— Сев, сыграй Кадрусса, у меня нет актера на эту роль.
Я ему:
— Не пошел бы ты, старик! Я что, брошу свои съемки? Мне еще Рерберга надо отпустить в санаторий.
И так каждый вечер. Юрка Хилькевич был когда-то сурово пьющим, но много лет уже не притрагивался к спиртному. Он же еще был и талантливым художником, прекрасно чувствовал музыку, с ним было безумно интересно общаться. Юрка никогда не предавал артистов. Человек, который обижает актеров, становится моим врагом — это самый беззащитный народ. Юра видел только меня в роли Кадрусса, не хотел искать никого другого и продолжал уговаривать.
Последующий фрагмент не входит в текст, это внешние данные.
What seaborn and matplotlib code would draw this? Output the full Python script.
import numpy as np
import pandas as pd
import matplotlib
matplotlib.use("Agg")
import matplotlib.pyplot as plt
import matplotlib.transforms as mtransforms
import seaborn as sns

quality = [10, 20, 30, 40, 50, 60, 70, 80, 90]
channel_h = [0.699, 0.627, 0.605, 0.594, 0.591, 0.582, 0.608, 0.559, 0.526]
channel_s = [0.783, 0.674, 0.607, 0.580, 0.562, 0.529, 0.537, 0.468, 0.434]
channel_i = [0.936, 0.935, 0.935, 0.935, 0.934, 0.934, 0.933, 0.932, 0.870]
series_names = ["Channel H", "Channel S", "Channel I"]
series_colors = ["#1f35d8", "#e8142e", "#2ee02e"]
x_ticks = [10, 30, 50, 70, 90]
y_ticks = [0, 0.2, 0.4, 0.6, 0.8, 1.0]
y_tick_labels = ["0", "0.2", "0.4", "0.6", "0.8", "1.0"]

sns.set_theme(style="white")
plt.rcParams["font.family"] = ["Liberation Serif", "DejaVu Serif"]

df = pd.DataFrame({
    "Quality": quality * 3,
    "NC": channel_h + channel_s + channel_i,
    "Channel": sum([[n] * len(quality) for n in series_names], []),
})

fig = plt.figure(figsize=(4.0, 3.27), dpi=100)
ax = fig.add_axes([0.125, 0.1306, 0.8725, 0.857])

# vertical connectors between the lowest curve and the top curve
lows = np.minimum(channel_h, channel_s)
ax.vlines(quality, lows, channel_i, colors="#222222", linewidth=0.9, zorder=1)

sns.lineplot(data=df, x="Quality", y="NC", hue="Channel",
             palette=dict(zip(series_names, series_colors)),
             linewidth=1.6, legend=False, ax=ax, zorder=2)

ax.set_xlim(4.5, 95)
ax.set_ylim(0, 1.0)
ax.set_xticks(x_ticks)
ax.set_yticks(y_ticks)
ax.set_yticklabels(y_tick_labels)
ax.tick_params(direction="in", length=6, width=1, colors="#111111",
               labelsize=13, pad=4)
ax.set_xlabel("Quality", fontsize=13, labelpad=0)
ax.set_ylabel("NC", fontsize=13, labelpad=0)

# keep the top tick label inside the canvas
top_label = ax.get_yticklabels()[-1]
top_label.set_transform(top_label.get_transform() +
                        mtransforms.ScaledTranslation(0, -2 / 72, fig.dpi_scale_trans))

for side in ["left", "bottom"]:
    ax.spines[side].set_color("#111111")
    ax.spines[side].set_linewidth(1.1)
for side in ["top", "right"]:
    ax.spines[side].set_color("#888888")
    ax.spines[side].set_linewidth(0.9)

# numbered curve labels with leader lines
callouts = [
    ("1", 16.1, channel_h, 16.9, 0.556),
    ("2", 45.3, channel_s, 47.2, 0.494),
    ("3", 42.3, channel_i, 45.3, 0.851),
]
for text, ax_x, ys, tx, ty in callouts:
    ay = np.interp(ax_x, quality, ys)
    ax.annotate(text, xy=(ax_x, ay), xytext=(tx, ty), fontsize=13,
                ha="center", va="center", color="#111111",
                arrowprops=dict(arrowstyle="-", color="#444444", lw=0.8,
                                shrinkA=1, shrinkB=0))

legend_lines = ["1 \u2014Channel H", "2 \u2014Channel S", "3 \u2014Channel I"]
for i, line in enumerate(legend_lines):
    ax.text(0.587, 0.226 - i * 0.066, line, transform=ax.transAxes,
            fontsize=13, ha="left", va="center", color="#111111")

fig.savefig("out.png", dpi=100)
Однажды я лег спать и увидел во сне Наполеона и Кадрусса одновременно. Вечером Хилькевич только открыл дверь, я кричу:
— Согласен! Но снять ты меня должен за два дня. У тебя уже построена улица в Ялте, павильон обжит. Даю тебе сорок восемь часов. Я уже и грим придумал. И группа моя отдохнет.
— Ты — сука! Но я согласен, — говорит Хилькевич.
Начинаются круглосуточные съемки, тому свидетели Леша Жарков и Мишка Боярский. Трое нас там против Дантеса. Я разгуливаю по улице молодой, потом старый, потом играю с Витей громадную сцену, и вот наконец добираемся до финала. Полпервого ночи, я лежу на полу, топор уже торчит у меня в спине, все залито бутафорской кровью. Оператор Гилевич должен снять мой крупный план, но все медлит. Я кричу:
— Алле, долго ты там еще будешь хреновиной заниматься?
— Ща-ща-ща!
А должно быть так: Авилов становится за кадром, я открываю глазки и произношу:
— Ты кто? Человек или дьявол?
А Витя:
— Я — Эдмон Дантес.
— А-а-а!
На этом все. Я лежу, съемка все не начинается, считаю ноги вокруг себя, насчитываю тридцать две пары — вся группа собралась.